What you are asked to do: Repeat exactly the lines running from the line that contains "Write the matplotlib code for this chart." to the line that contains "from matplotlib.ticker import"; include both ends and add nothing.

:: Provided entries ::

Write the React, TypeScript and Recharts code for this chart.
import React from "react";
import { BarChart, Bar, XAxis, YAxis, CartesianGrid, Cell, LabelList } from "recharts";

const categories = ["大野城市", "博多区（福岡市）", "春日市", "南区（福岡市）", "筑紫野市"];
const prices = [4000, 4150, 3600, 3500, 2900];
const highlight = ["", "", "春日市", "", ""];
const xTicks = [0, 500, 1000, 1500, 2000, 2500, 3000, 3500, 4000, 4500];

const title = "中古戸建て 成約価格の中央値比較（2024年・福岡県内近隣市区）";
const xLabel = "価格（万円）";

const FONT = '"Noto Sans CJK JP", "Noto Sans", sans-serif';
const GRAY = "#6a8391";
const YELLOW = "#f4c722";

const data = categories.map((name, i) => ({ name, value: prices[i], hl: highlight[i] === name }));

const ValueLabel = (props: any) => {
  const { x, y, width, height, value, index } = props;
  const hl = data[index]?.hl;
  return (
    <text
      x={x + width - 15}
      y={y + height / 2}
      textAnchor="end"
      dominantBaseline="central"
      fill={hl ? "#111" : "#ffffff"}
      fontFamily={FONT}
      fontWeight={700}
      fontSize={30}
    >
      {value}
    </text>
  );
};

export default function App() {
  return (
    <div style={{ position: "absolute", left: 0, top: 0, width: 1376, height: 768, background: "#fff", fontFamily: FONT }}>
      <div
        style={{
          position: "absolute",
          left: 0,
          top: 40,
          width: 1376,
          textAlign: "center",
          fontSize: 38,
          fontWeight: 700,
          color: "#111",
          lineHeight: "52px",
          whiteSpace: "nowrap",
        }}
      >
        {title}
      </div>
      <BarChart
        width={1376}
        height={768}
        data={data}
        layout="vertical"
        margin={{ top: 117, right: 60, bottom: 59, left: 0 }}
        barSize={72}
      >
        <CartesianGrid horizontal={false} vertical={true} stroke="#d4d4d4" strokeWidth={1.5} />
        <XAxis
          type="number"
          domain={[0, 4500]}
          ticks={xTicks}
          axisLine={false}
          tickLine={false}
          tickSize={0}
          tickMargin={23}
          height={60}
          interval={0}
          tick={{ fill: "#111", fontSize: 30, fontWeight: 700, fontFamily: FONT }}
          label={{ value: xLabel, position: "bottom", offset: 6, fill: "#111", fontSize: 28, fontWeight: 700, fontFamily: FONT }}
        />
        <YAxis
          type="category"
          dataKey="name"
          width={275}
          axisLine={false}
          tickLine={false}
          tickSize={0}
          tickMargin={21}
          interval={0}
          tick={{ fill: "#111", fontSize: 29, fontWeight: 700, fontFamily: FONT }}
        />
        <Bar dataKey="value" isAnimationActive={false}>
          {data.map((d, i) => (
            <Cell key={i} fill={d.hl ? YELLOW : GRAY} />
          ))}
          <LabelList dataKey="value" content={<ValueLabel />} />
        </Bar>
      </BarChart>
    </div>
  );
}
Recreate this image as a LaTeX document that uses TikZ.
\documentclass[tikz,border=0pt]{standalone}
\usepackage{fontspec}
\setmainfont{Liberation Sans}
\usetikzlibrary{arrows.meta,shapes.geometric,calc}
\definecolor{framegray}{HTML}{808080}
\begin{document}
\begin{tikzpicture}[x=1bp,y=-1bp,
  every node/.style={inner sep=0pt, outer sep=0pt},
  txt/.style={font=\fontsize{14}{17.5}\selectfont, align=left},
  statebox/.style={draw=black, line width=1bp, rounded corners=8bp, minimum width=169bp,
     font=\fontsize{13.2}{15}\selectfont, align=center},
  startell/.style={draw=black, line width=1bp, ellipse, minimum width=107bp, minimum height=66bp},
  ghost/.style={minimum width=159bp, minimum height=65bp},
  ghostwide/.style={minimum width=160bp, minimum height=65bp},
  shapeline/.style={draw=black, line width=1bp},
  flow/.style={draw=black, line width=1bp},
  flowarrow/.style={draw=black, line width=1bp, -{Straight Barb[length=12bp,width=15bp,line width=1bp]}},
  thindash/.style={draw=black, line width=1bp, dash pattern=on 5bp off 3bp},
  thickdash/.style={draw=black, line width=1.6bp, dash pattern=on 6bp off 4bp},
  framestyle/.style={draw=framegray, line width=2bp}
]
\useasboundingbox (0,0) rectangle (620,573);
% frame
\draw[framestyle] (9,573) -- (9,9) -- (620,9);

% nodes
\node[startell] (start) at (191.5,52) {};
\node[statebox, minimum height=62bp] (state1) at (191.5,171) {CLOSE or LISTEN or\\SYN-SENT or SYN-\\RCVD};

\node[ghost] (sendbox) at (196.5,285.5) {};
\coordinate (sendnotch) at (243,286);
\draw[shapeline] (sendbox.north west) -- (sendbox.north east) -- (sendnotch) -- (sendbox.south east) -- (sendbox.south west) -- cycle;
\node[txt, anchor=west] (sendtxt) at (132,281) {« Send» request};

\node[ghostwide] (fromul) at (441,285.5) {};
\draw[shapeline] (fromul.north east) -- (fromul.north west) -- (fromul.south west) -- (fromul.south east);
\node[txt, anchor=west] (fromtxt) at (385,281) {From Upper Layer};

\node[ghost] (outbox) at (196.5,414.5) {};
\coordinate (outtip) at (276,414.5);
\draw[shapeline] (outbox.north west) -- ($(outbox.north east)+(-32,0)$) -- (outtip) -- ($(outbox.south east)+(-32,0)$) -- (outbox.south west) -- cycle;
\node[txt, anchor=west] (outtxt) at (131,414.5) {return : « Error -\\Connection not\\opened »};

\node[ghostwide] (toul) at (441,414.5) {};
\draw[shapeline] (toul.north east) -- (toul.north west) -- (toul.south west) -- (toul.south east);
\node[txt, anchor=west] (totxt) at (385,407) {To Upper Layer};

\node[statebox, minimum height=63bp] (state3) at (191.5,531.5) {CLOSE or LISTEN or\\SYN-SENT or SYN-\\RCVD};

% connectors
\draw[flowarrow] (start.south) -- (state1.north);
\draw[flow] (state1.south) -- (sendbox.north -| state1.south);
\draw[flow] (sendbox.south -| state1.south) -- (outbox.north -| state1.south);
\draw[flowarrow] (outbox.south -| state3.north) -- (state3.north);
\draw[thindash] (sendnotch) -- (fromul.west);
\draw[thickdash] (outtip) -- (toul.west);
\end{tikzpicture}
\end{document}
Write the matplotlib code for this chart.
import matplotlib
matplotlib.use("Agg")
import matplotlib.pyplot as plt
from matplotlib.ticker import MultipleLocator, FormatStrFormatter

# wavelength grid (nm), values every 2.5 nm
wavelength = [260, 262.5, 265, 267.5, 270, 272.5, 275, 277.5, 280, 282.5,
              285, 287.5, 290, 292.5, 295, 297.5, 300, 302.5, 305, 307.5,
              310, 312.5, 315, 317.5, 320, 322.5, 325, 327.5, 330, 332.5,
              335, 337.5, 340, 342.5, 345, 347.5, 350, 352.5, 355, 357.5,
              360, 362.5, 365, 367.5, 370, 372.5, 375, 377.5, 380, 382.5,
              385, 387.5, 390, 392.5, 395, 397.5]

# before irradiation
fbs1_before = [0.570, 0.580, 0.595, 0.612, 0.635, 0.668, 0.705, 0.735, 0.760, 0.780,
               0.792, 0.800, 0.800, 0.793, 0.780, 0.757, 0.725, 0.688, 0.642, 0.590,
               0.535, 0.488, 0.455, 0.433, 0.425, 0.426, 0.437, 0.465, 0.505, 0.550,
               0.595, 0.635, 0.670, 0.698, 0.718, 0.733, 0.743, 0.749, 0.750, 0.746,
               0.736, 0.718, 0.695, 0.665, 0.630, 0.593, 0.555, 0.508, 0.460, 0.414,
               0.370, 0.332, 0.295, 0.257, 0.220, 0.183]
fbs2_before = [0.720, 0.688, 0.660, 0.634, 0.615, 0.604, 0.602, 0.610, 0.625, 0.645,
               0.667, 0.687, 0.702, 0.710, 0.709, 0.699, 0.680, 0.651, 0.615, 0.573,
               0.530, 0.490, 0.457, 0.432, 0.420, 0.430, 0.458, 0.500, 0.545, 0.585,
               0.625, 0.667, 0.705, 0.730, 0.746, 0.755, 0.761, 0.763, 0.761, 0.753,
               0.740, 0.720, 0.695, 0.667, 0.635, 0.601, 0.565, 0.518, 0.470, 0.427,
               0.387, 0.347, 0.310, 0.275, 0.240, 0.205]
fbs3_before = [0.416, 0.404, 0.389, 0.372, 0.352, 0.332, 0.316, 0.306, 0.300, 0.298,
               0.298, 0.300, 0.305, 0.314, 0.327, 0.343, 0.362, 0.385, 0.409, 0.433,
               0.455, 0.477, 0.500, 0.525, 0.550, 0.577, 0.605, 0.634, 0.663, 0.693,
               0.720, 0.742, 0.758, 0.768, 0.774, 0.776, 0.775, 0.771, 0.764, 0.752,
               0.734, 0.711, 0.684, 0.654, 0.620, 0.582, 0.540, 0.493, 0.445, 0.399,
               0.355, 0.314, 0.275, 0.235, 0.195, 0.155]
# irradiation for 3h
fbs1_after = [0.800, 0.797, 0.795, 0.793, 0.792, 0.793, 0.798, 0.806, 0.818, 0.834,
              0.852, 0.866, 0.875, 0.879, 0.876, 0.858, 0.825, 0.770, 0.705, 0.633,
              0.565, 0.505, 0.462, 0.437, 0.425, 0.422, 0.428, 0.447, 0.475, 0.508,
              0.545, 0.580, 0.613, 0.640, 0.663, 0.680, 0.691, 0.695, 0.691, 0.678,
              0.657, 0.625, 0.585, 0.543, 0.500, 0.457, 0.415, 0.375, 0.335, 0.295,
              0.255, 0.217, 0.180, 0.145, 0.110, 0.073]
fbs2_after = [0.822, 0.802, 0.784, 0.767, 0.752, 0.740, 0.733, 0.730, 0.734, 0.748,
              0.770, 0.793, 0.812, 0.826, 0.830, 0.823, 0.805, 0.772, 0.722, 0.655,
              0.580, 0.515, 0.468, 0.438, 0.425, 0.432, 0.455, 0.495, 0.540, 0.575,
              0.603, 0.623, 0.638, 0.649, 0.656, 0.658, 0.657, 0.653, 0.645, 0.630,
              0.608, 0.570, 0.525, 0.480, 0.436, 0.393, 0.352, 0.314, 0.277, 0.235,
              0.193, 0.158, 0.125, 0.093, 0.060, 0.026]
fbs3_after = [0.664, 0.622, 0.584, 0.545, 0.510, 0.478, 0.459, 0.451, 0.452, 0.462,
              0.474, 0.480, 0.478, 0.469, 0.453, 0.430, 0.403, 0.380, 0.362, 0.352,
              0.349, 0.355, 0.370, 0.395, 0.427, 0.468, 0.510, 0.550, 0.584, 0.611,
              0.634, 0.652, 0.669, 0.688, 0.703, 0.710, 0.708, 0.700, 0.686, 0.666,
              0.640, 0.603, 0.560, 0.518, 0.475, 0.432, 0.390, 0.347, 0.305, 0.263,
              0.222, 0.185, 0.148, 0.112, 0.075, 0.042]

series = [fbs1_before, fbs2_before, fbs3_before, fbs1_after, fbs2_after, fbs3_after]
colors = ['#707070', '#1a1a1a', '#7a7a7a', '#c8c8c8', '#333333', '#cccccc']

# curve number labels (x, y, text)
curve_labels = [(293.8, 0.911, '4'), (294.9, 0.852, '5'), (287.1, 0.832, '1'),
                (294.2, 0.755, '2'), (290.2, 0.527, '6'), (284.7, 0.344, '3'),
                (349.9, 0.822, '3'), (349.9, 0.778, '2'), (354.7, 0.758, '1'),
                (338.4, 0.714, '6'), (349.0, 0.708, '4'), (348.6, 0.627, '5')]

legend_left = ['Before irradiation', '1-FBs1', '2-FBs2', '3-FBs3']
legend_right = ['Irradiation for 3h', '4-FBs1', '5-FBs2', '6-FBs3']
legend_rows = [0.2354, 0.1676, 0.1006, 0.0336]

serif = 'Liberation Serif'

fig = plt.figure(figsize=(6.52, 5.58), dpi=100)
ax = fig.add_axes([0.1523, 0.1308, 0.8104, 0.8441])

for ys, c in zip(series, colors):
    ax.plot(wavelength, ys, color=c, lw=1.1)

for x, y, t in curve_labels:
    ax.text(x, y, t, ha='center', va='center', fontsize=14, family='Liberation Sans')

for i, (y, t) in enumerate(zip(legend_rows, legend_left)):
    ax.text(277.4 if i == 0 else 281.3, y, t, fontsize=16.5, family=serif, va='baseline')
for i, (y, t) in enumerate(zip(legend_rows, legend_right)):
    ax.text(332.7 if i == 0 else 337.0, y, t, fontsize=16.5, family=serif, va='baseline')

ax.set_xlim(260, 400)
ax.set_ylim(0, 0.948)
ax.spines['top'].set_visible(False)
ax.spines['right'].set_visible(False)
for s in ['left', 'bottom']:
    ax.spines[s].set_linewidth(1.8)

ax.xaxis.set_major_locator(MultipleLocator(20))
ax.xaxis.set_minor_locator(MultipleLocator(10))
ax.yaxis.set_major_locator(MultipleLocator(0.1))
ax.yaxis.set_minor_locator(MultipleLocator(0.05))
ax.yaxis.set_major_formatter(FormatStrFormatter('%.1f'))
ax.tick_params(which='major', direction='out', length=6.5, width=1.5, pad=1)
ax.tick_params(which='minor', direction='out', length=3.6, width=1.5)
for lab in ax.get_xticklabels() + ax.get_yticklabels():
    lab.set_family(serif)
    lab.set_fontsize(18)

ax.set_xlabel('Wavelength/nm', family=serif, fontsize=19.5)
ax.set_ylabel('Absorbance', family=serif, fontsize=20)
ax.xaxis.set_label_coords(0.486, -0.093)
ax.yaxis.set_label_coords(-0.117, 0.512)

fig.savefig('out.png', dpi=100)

:::

Expected answer:
Write the matplotlib code for this chart.
import matplotlib
matplotlib.use("Agg")
import matplotlib.pyplot as plt
from matplotlib.ticker import MultipleLocator, FormatStrFormatter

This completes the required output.